Mr. Bush said he was optimistic that the Republican-controlled Congress will pass the legislation promptly.

"It is very possible that a good piece of legislation can move quickly this year out of both the Senate and the House, get it to conference quickly and get it to my desk quickly, to show the American people that both parties are willing to work together to solve problems," he said. "We have a problem with class-action lawsuits. It is a problem that we all recognize, and it's a problem we intend to fix."

Senate Majority Leader Bill Frist of Tennessee said class-action legislation will be the first introduced in the Senate this session. The bill has bipartisan support, although a Republican measure died in the Senate last year. That bill would have moved more class-action lawsuits -- in which one person or a small group represents the interests of an entire class of people in court -- out of state courts and into federal courts, where awards typically are smaller.

"There's a very good chance ... of getting a class-action reform bill done," said Sen. Christopher J. Dodd, Connecticut Democrat, after the meeting.

In his first week back in the White House after the holiday break, Mr. Bush is pushing to move forward with limits on lawsuits. On Wednesday, he traveled to Illinois to urge Congress to act quickly on the issue.

"Our tort system has become a needless disadvantage for American manufacturers and entrepreneurs," he said in Madison County, Ill., a community named by the American Tort Reform Association as the nation's worst jurisdiction for such suits.

The county is a magnet for asbestos litigation, with 953 cases filed in 2003, 884 in 2001 and 411 in 2000, ATRA said.

The number of class-action lawsuits filed in another Illinois county, St.
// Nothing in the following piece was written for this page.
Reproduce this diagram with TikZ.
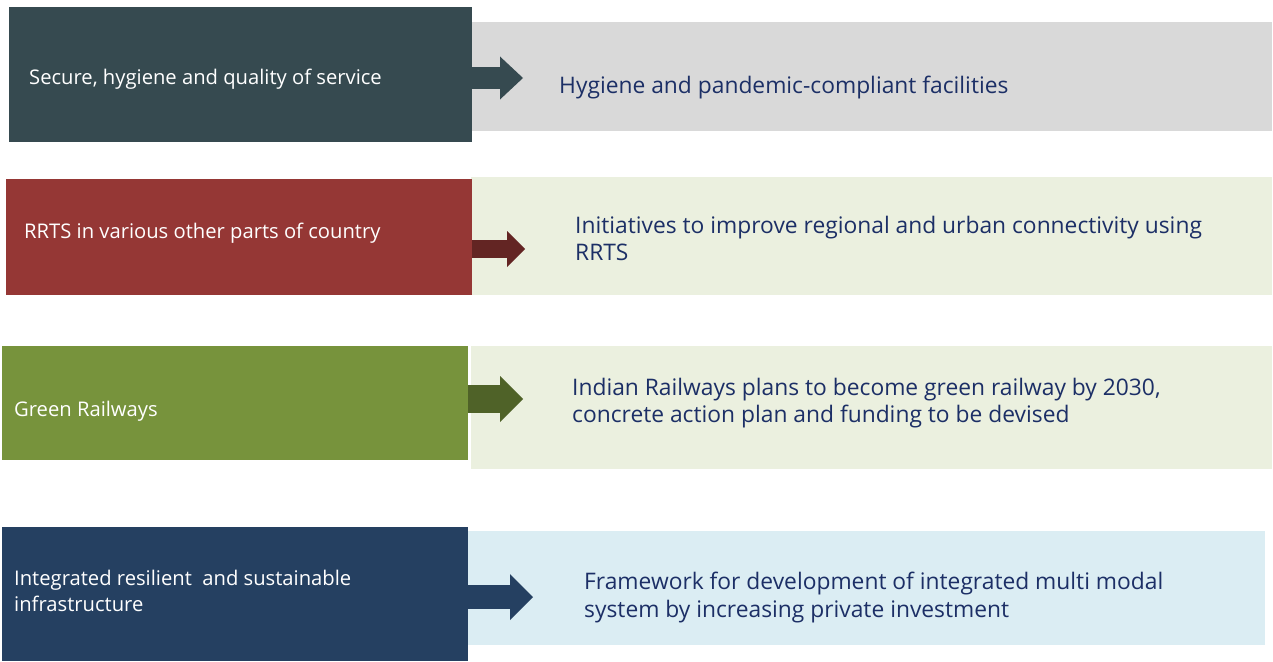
\documentclass[tikz,border=0pt]{standalone}
\usepackage{fontspec}
\setmainfont{Open Sans}
\usetikzlibrary{arrows.meta}
\usetikzlibrary{calc}

\definecolor{slateBox}{HTML}{364A50}
\definecolor{greyBox}{HTML}{D9D9D9}
\definecolor{redBox}{HTML}{953735}
\definecolor{redArrow}{HTML}{632523}
\definecolor{paleGreen}{HTML}{EBF0DF}
\definecolor{oliveBox}{HTML}{77933C}
\definecolor{oliveArrow}{HTML}{4F6228}
\definecolor{navyBox}{HTML}{254061}
\definecolor{paleBlue}{HTML}{DBEDF3}
\definecolor{navyText}{HTML}{1C2F66}

\tikzset{
  box/.style={rectangle, draw=none, inner sep=0pt, anchor=north west},
  lefttext/.style={anchor=west, inner sep=0pt, align=left, text=white,
    font=\fontsize{20.2}{26}\selectfont},
  righttext/.style={anchor=west, inner sep=0pt, align=left, text=navyText,
    font=\fontsize{22.8}{27.5}\selectfont},
}

\begin{document}
\begin{tikzpicture}[x=1pt,y=-1pt]
\useasboundingbox[fill=white] (0,0) rectangle (1273,661);

%%%%%%%%%%%%%%%%%%%%%%%%%%%%%%%%%%%%%%%%%%%%%%%%%%%%%%%%%%%%%% row-1
\node[box, fill=greyBox, minimum width=801pt, minimum height=109pt] (hygR) at (471,22) {};
\node[box, fill=slateBox, minimum width=463pt, minimum height=135pt] (hygL) at (9,7) {};
\coordinate (hygA) at (523,78);
\draw[slateBox, line width=22pt, -{Triangle[length=23pt,width=43pt,line width=0pt]}]
  (hygL.east |- hygA) -- (hygA);
\node[lefttext] (hygLt) at ($(hygL.west)+(20,4)$) {Secure, hygiene and quality of service};
\node[righttext] (hygRt) at (559,88) {Hygiene and pandemic-compliant facilities};

%%%%%%%%%%%%%%%%%%%%%%%%%%%%%%%%%%%%%%%%%%%%%%%%%%%%%%%%%%%%%% row-2
\node[box, fill=paleGreen, minimum width=801pt, minimum height=118pt] (rrtsR) at (471,177) {};
\node[box, fill=redBox, minimum width=466pt, minimum height=116pt] (rrtsL) at (6,179) {};
\coordinate (rrtsA) at (525,249);
\draw[redArrow, line width=18pt, -{Triangle[length=18pt,width=36pt,line width=0pt]}]
  (rrtsL.east |- rrtsA) -- (rrtsA);
\node[lefttext] (rrtsLt) at ($(rrtsL.west)+(18,-4)$) {RRTS in various other parts of country};
\node[righttext] (rrtsRt) at (575,238.5) {Initiatives to improve regional and urban connectivity using\\RRTS};

%%%%%%%%%%%%%%%%%%%%%%%%%%%%%%%%%%%%%%%%%%%%%%%%%%%%%%%%%%%%%% row-3
\node[box, fill=paleGreen, minimum width=801pt, minimum height=123pt] (greenR) at (471,346) {};
\node[box, fill=oliveBox, minimum width=466pt, minimum height=114pt] (greenL) at (2,346) {};
\coordinate (greenA) at (523,399);
\draw[oliveArrow, line width=28pt, -{Triangle[length=23pt,width=46pt,line width=0pt]}]
  (greenL.east |- greenA) -- (greenA);
\node[lefttext] (greenLt) at ($(greenL.west)+(12,8)$) {Green Railways};
\node[righttext] (greenRt) at (572,403) {Indian Railways plans to become green railway by 2030,\\concrete action plan and funding to be devised};

%%%%%%%%%%%%%%%%%%%%%%%%%%%%%%%%%%%%%%%%%%%%%%%%%%%%%%%%%%%%%% row-4
\node[box, fill=paleBlue, minimum width=798pt, minimum height=114pt] (infraR) at (467,531) {};
\node[box, fill=navyBox, minimum width=466pt, minimum height=134pt] (infraL) at (2,527) {};
\coordinate (infraA) at (533,597);
\draw[navyBox, line width=24pt, -{Triangle[length=23pt,width=46pt,line width=0pt]}]
  (infraL.east |- infraA) -- (infraA);
\node[lefttext] (infraLt) at ($(infraL.west)+(12,-3)$) {Integrated resilient\ \ and sustainable\\infrastructure};
\node[righttext] (infraRt) at (584,597.5) {Framework for development of integrated multi modal\\system by increasing private investment};

\end{tikzpicture}
\end{document}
Clair, in the past two years has increased by 1,100 percent.

Since 1973, manufacturers have been held liable for asbestos problems at the workplace, resulting in more than $54 million in litigation awards -- more than half of that going as fees to lawyers, ATRA said. Asbestos litigation has led to at least 74 bankruptcies, according to the group.

Mr. Bush campaigned heavily on the issue, frequently condemning "frivolous" lawsuits in his speeches. A report released this week by the financial services company Tillinghast says the U.S. tort system cost $246 billion in 2003, which translates to $845 per person.

Such lawsuits result in what critics call a "tort tax," in which legal liabilities drive up costs of consumer goods. According to the 1991 book "The Liability Maze," litigation costs add $500 to the price of each new automobile sold in the United States.

Still, some consumer groups contend that curbing class-action lawsuits would help businesses escape responsibility for wrongdoing. Some Democrats say Americans have no other recourse but banding together to bring class-action suits against huge corporations.